> _Entries with chart source code_:
——————————
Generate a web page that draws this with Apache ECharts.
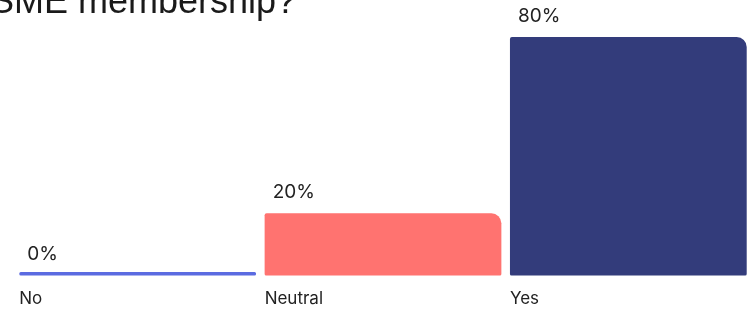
<!DOCTYPE html>
<html lang="en">
	<head>
		<meta charset="utf-8">
		<title>SME membership?</title>
		<script src="https://cdn.jsdelivr.net/npm/echarts@6/dist/echarts.min.js"></script>
		<style>
			html,body{
				margin: 0;
				padding: 0;
				background: #fff;
			}
			#chart{
				width: 754px;
				height: 310px;
			}
		</style>
	</head>
	<body>
		<div id="chart"></div>
	</body>
	<script>
		// data
		var categories=['No','Neutral','Yes'];
		var shares=[0,20,80];
		var titleText='SME membership?';

		// every bar sits on a thin strip below zero, so 0% still shows a line
		var floorValue=-1.2;
		var colors=['#5b6be1','#ff7370','#333c7b'];

		var baseData=categories.map(function(name,i){
			return {
				value:floorValue,
				itemStyle:{
					color:colors[i],
					borderRadius:shares[i]===0?1.5:[0,0,1.5,1.5]
				}
			};
		});
		var shareData=shares.map(function(v,i){
			return {value:v,itemStyle:{color:colors[i]}};
		});

		var option={
			animation:false,
			grid:{left:15,right:3,top:37,bottom:34.5},
			graphic:[{
				type:'text',
				x:-10,
				y:21,
				style:{
					text:titleText,
					fontFamily:'Liberation Sans',
					fontSize:36,
					fill:'#1a1a1a',
					verticalAlign:'bottom'
				}
			}],
			xAxis:{
				type:'category',
				data:categories,
				axisLine:{show:false},
				axisTick:{show:false},
				axisLabel:{show:false},
				splitLine:{show:false}
			},
			yAxis:{
				type:'value',
				min:floorValue,
				max:80,
				show:false,
				splitLine:{show:false}
			},
			series:[{
				type:'bar',
				stack:'v',
				barCategoryGap:'3.5%',
				data:baseData,
				label:{
					show:true,
					position:[0,27],
					align:'left',
					verticalAlign:'middle',
					formatter:'{b}',
					fontFamily:'Inter',
					fontSize:17,
					color:'#222'
				}
			},{
				type:'bar',
				stack:'v',
				barCategoryGap:'3.5%',
				data:shareData,
				itemStyle:{borderRadius:[2,10,0,0]},
				label:{
					show:true,
					position:[8,-21],
					align:'left',
					verticalAlign:'middle',
					formatter:'{c}%',
					fontFamily:'Inter',
					fontSize:19,
					color:'#222'
				}
			}]
		};

		var myChart=echarts.init(document.getElementById('chart'));
		myChart.setOption(option);
	</script>
</html>
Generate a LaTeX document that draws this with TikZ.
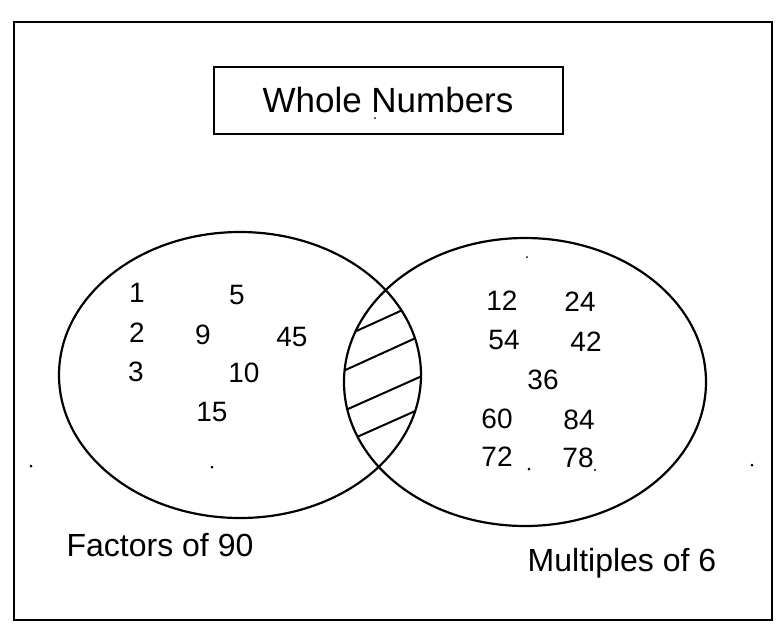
\documentclass[tikz,border=0pt]{standalone}
\usepackage{fontspec}
\setmainfont{Liberation Sans}
\usepackage{tikz}
\usetikzlibrary{positioning}

\begin{document}
\begin{tikzpicture}[x=0.5pt, y=-0.5pt, thick,
                    num/.style={inner sep=0pt, font=\fontsize{14}{17}\selectfont},
                    setlabel/.style={inner sep=0pt, font=\fontsize{16}{19}\selectfont},
                    setline/.style={line width=1.1pt},
                    hatch/.style={line width=1pt}]
    \useasboundingbox (0,0) rectangle (777,628);

    % Frame and title
    \draw[line width=1.3pt] (14,22) rectangle (772,620);
    \node[draw, line width=1pt, minimum width=174.5pt, minimum height=33.5pt,
          font=\fontsize{17.5}{20}\selectfont] (title) at (388,100) {Whole Numbers};

    % Sets
    \draw[setline] (240,375) ellipse [x radius=181, y radius=143];
    \draw[setline] (525,382) ellipse [x radius=181, y radius=144];

    % Overlap (empty, hatched)
    \begin{scope}
        \clip (240,375) ellipse [x radius=181, y radius=143];
        \clip (525,382) ellipse [x radius=181, y radius=144];
        \draw[hatch] (330,343) -- (440,293);
        \draw[hatch] (330,377) -- (440,327);
        \draw[hatch] (330,417) -- (440,368);
        \draw[hatch] (330,449) -- (440,400);
    \end{scope}

    % Factors of 90
    \node[num] (f1)  at (137,293) {1};
    \node[num] (f5)  at (237,295) {5};
    \node[num] (f2)  at (137,333) {2};
    \node[num] (f9)  at (203,335) {9};
    \node[num] (f45) at (292,337) {45};
    \node[num] (f3)  at (136,372) {3};
    \node[num] (f10) at (244,373) {10};
    \node[num] (f15) at (212,412) {15};

    % Multiples of 6
    \node[num] (m12) at (502,301) {12};
    \node[num] (m24) at (580,302) {24};
    \node[num] (m54) at (504,340) {54};
    \node[num] (m42) at (586,342) {42};
    \node[num] (m36) at (543,380) {36};
    \node[num] (m60) at (497,419) {60};
    \node[num] (m84) at (579,420) {84};
    \node[num] (m72) at (497,457) {72};
    \node[num] (m78) at (578,458) {78};

    % Set names
    \node[setlabel] (factors)   at (160,545) {Factors of 90};
    \node[setlabel] (multiples) at (622,563) {Multiples of 6};

    % Specks
    \fill (31,466) circle [radius=1.5];
    \fill (212,467) circle [radius=1.5];
    \fill (529,469) circle [radius=1.5];
    \fill (595,470) circle [radius=1.2];
    \fill (752,465) circle [radius=1.5];
    \fill (527,257) circle [radius=1];
    \fill (375,118) circle [radius=1];

\end{tikzpicture}
\end{document}
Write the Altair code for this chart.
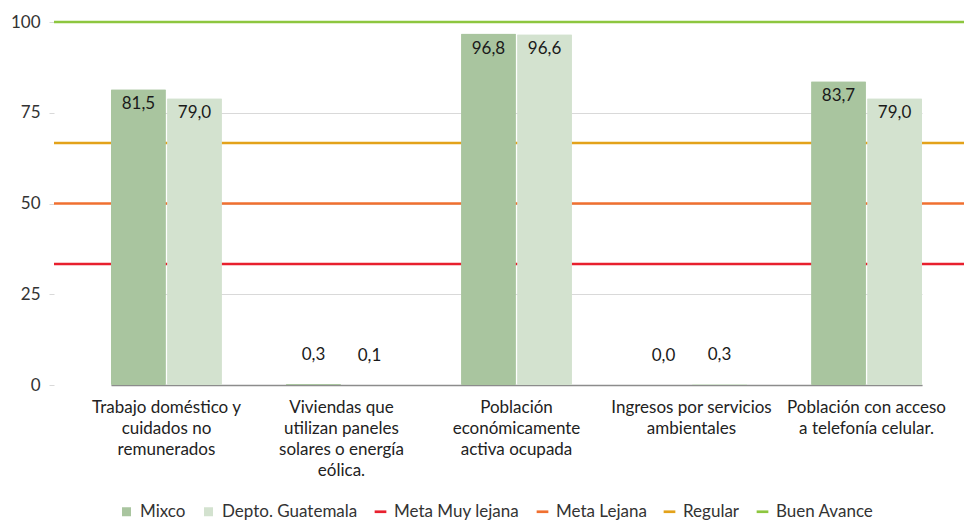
——————————
> _REQUIRED TASK_: Skipping the pictures, transcribe each line above exactly as it appears.

> _REPLY TO THE TASK_:
Generate a web page that draws this with Apache ECharts.
<!DOCTYPE html>
<html lang="en">
	<head>
		<meta charset="utf-8">
		<title>SME membership?</title>
		<script src="https://cdn.jsdelivr.net/npm/echarts@6/dist/echarts.min.js"></script>
		<style>
			html,body{
				margin: 0;
				padding: 0;
				background: #fff;
			}
			#chart{
				width: 754px;
				height: 310px;
			}
		</style>
	</head>
	<body>
		<div id="chart"></div>
	</body>
	<script>
		// data
		var categories=['No','Neutral','Yes'];
		var shares=[0,20,80];
		var titleText='SME membership?';

		// every bar sits on a thin strip below zero, so 0% still shows a line
		var floorValue=-1.2;
		var colors=['#5b6be1','#ff7370','#333c7b'];

		var baseData=categories.map(function(name,i){
			return {
				value:floorValue,
				itemStyle:{
					color:colors[i],
					borderRadius:shares[i]===0?1.5:[0,0,1.5,1.5]
				}
			};
		});
		var shareData=shares.map(function(v,i){
			return {value:v,itemStyle:{color:colors[i]}};
		});

		var option={
			animation:false,
			grid:{left:15,right:3,top:37,bottom:34.5},
			graphic:[{
				type:'text',
				x:-10,
				y:21,
				style:{
					text:titleText,
					fontFamily:'Liberation Sans',
					fontSize:36,
					fill:'#1a1a1a',
					verticalAlign:'bottom'
				}
			}],
			xAxis:{
				type:'category',
				data:categories,
				axisLine:{show:false},
				axisTick:{show:false},
				axisLabel:{show:false},
				splitLine:{show:false}
			},
			yAxis:{
				type:'value',
				min:floorValue,
				max:80,
				show:false,
				splitLine:{show:false}
			},
			series:[{
				type:'bar',
				stack:'v',
				barCategoryGap:'3.5%',
				data:baseData,
				label:{
					show:true,
					position:[0,27],
					align:'left',
					verticalAlign:'middle',
					formatter:'{b}',
					fontFamily:'Inter',
					fontSize:17,
					color:'#222'
				}
			},{
				type:'bar',
				stack:'v',
				barCategoryGap:'3.5%',
				data:shareData,
				itemStyle:{borderRadius:[2,10,0,0]},
				label:{
					show:true,
					position:[8,-21],
					align:'left',
					verticalAlign:'middle',
					formatter:'{c}%',
					fontFamily:'Inter',
					fontSize:19,
					color:'#222'
				}
			}]
		};

		var myChart=echarts.init(document.getElementById('chart'));
		myChart.setOption(option);
	</script>
</html>
Generate a LaTeX document that draws this with TikZ.
\documentclass[tikz,border=0pt]{standalone}
\usepackage{fontspec}
\setmainfont{Liberation Sans}
\usepackage{tikz}
\usetikzlibrary{positioning}

\begin{document}
\begin{tikzpicture}[x=0.5pt, y=-0.5pt, thick,
                    num/.style={inner sep=0pt, font=\fontsize{14}{17}\selectfont},
                    setlabel/.style={inner sep=0pt, font=\fontsize{16}{19}\selectfont},
                    setline/.style={line width=1.1pt},
                    hatch/.style={line width=1pt}]
    \useasboundingbox (0,0) rectangle (777,628);

    % Frame and title
    \draw[line width=1.3pt] (14,22) rectangle (772,620);
    \node[draw, line width=1pt, minimum width=174.5pt, minimum height=33.5pt,
          font=\fontsize{17.5}{20}\selectfont] (title) at (388,100) {Whole Numbers};

    % Sets
    \draw[setline] (240,375) ellipse [x radius=181, y radius=143];
    \draw[setline] (525,382) ellipse [x radius=181, y radius=144];

    % Overlap (empty, hatched)
    \begin{scope}
        \clip (240,375) ellipse [x radius=181, y radius=143];
        \clip (525,382) ellipse [x radius=181, y radius=144];
        \draw[hatch] (330,343) -- (440,293);
        \draw[hatch] (330,377) -- (440,327);
        \draw[hatch] (330,417) -- (440,368);
        \draw[hatch] (330,449) -- (440,400);
    \end{scope}

    % Factors of 90
    \node[num] (f1)  at (137,293) {1};
    \node[num] (f5)  at (237,295) {5};
    \node[num] (f2)  at (137,333) {2};
    \node[num] (f9)  at (203,335) {9};
    \node[num] (f45) at (292,337) {45};
    \node[num] (f3)  at (136,372) {3};
    \node[num] (f10) at (244,373) {10};
    \node[num] (f15) at (212,412) {15};

    % Multiples of 6
    \node[num] (m12) at (502,301) {12};
    \node[num] (m24) at (580,302) {24};
    \node[num] (m54) at (504,340) {54};
    \node[num] (m42) at (586,342) {42};
    \node[num] (m36) at (543,380) {36};
    \node[num] (m60) at (497,419) {60};
    \node[num] (m84) at (579,420) {84};
    \node[num] (m72) at (497,457) {72};
    \node[num] (m78) at (578,458) {78};

    % Set names
    \node[setlabel] (factors)   at (160,545) {Factors of 90};
    \node[setlabel] (multiples) at (622,563) {Multiples of 6};

    % Specks
    \fill (31,466) circle [radius=1.5];
    \fill (212,467) circle [radius=1.5];
    \fill (529,469) circle [radius=1.5];
    \fill (595,470) circle [radius=1.2];
    \fill (752,465) circle [radius=1.5];
    \fill (527,257) circle [radius=1];
    \fill (375,118) circle [radius=1];

\end{tikzpicture}
\end{document}
Write the Altair code for this chart.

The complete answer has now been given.